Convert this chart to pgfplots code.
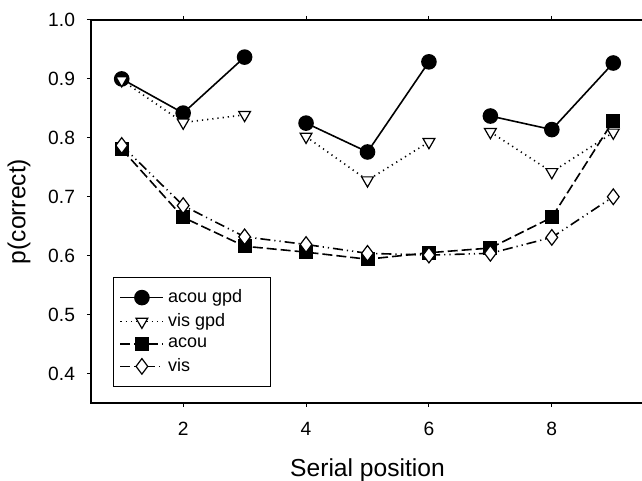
\documentclass[border=0pt]{standalone}
\usepackage{fontspec}
\setmainfont{Liberation Sans}
\usepackage{pgfplots}
\pgfplotsset{compat=1.18}

\begin{document}
\begin{tikzpicture}
\begin{axis}[
  scale only axis,
  width=276.5pt, height=191.5pt,
  xmin=0.5, xmax=9.5, ymin=0.35, ymax=1.0,
  xtick={2,4,6,8},
  ytick={0.4,0.5,0.6,0.7,0.8,0.9,1.0},
  /pgf/number format/assume math mode=true,
  y tick label style={font=\fontsize{9.6pt}{11pt}\selectfont, xshift=-2.5pt,
    /pgf/number format/fixed, /pgf/number format/fixed zerofill,
    /pgf/number format/precision=1},
  x tick label style={font=\fontsize{9.6pt}{11pt}\selectfont, yshift=-4pt},
  tick align=outside,
  major tick length=2pt,
  tick style={line width=0.5pt, black},
  axis line style={line width=0.7pt},
  xlabel={Serial position},
  ylabel={p(correct)},
  label style={font=\fontsize{12.3pt}{14pt}\selectfont},
  xlabel style={yshift=-4.5pt},
  ylabel style={yshift=2pt},
  unbounded coords=jump,
  legend cell align=left,
  legend style={
    at={(rel axis cs:0.04,0.042)}, anchor=south west,
    draw=black, line width=0.5pt,
    font=\fontsize{9pt}{10pt}\selectfont,
    inner xsep=3pt, inner ysep=4pt,
    row sep=0pt,
  },
  legend image code/.code={%
    \draw[mark repeat=2, mark phase=2]
      plot coordinates {(0pt,0pt) (10.75pt,0pt) (21.5pt,0pt)};},
]
% grouped conditions: acoustic
\addplot[black, line width=0.8pt, mark=*, mark size=3.5pt,
  mark options={solid, fill=black}]
  coordinates {(1,0.900) (2,0.842) (3,0.937) (3.5,nan)
               (4,0.825) (5,0.776) (6,0.929) (6.5,nan)
               (7,0.837) (8,0.814) (9,0.927)};
\addlegendentry{acou gpd\hspace*{9pt}}
% grouped conditions: visual
\addplot[black, line width=0.8pt, dash pattern=on 0.6pt off 2pt,
  mark=triangle*, mark size=3.4pt,
  mark options={solid, fill=white, rotate=180, line width=0.6pt}]
  coordinates {(1,0.898) (2,0.826) (3,0.839) (3.5,nan)
               (4,0.802) (5,0.728) (6,0.793) (6.5,nan)
               (7,0.810) (8,0.742) (9,0.809)};
\addlegendentry{vis gpd}
% ungrouped: acoustic
\addplot[black, line width=0.8pt, dash pattern=on 5pt off 2pt,
  mark=square*, mark size=3.1pt, mark options={solid, fill=black}]
  coordinates {(1,0.781) (2,0.665) (3,0.616) (4,0.606) (5,0.594)
               (6,0.605) (7,0.613) (8,0.665) (9,0.829)};
\addlegendentry{acou}
% ungrouped: visual
\addplot[black, line width=0.8pt,
  dash pattern=on 5pt off 2pt on 0.6pt off 2pt on 0.6pt off 2pt,
  mark=diamond*, mark size=3.9pt,
  mark options={solid, fill=white, line width=0.6pt}]
  coordinates {(1,0.787) (2,0.685) (3,0.632) (4,0.619) (5,0.604)
               (6,0.601) (7,0.604) (8,0.631) (9,0.700)};
\addlegendentry{vis}
\end{axis}
\pgfresetboundingbox
\path ([shift={(-45.5pt,-39pt)}]current axis.south west)
  rectangle ([shift={(275.5pt,10pt)}]current axis.north west);
\end{tikzpicture}
\end{document}
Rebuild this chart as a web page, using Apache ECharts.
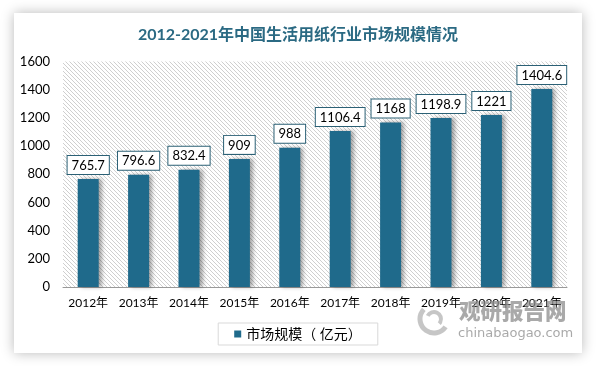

» Exercise
Your task is to set down the records shown above exactly, minus any pictures.

» Exercise response
Convert this chart to pgfplots code.
\documentclass[border=0pt]{standalone}
\usepackage{fontspec}
\setmainfont{Liberation Sans}
\usepackage{pgfplots}
\pgfplotsset{compat=1.18}

\begin{document}
\begin{tikzpicture}
\begin{axis}[
  scale only axis,
  width=276.5pt, height=191.5pt,
  xmin=0.5, xmax=9.5, ymin=0.35, ymax=1.0,
  xtick={2,4,6,8},
  ytick={0.4,0.5,0.6,0.7,0.8,0.9,1.0},
  /pgf/number format/assume math mode=true,
  y tick label style={font=\fontsize{9.6pt}{11pt}\selectfont, xshift=-2.5pt,
    /pgf/number format/fixed, /pgf/number format/fixed zerofill,
    /pgf/number format/precision=1},
  x tick label style={font=\fontsize{9.6pt}{11pt}\selectfont, yshift=-4pt},
  tick align=outside,
  major tick length=2pt,
  tick style={line width=0.5pt, black},
  axis line style={line width=0.7pt},
  xlabel={Serial position},
  ylabel={p(correct)},
  label style={font=\fontsize{12.3pt}{14pt}\selectfont},
  xlabel style={yshift=-4.5pt},
  ylabel style={yshift=2pt},
  unbounded coords=jump,
  legend cell align=left,
  legend style={
    at={(rel axis cs:0.04,0.042)}, anchor=south west,
    draw=black, line width=0.5pt,
    font=\fontsize{9pt}{10pt}\selectfont,
    inner xsep=3pt, inner ysep=4pt,
    row sep=0pt,
  },
  legend image code/.code={%
    \draw[mark repeat=2, mark phase=2]
      plot coordinates {(0pt,0pt) (10.75pt,0pt) (21.5pt,0pt)};},
]
% grouped conditions: acoustic
\addplot[black, line width=0.8pt, mark=*, mark size=3.5pt,
  mark options={solid, fill=black}]
  coordinates {(1,0.900) (2,0.842) (3,0.937) (3.5,nan)
               (4,0.825) (5,0.776) (6,0.929) (6.5,nan)
               (7,0.837) (8,0.814) (9,0.927)};
\addlegendentry{acou gpd\hspace*{9pt}}
% grouped conditions: visual
\addplot[black, line width=0.8pt, dash pattern=on 0.6pt off 2pt,
  mark=triangle*, mark size=3.4pt,
  mark options={solid, fill=white, rotate=180, line width=0.6pt}]
  coordinates {(1,0.898) (2,0.826) (3,0.839) (3.5,nan)
               (4,0.802) (5,0.728) (6,0.793) (6.5,nan)
               (7,0.810) (8,0.742) (9,0.809)};
\addlegendentry{vis gpd}
% ungrouped: acoustic
\addplot[black, line width=0.8pt, dash pattern=on 5pt off 2pt,
  mark=square*, mark size=3.1pt, mark options={solid, fill=black}]
  coordinates {(1,0.781) (2,0.665) (3,0.616) (4,0.606) (5,0.594)
               (6,0.605) (7,0.613) (8,0.665) (9,0.829)};
\addlegendentry{acou}
% ungrouped: visual
\addplot[black, line width=0.8pt,
  dash pattern=on 5pt off 2pt on 0.6pt off 2pt on 0.6pt off 2pt,
  mark=diamond*, mark size=3.9pt,
  mark options={solid, fill=white, line width=0.6pt}]
  coordinates {(1,0.787) (2,0.685) (3,0.632) (4,0.619) (5,0.604)
               (6,0.601) (7,0.604) (8,0.631) (9,0.700)};
\addlegendentry{vis}
\end{axis}
\pgfresetboundingbox
\path ([shift={(-45.5pt,-39pt)}]current axis.south west)
  rectangle ([shift={(275.5pt,10pt)}]current axis.north west);
\end{tikzpicture}
\end{document}
Rebuild this chart as a web page, using Apache ECharts.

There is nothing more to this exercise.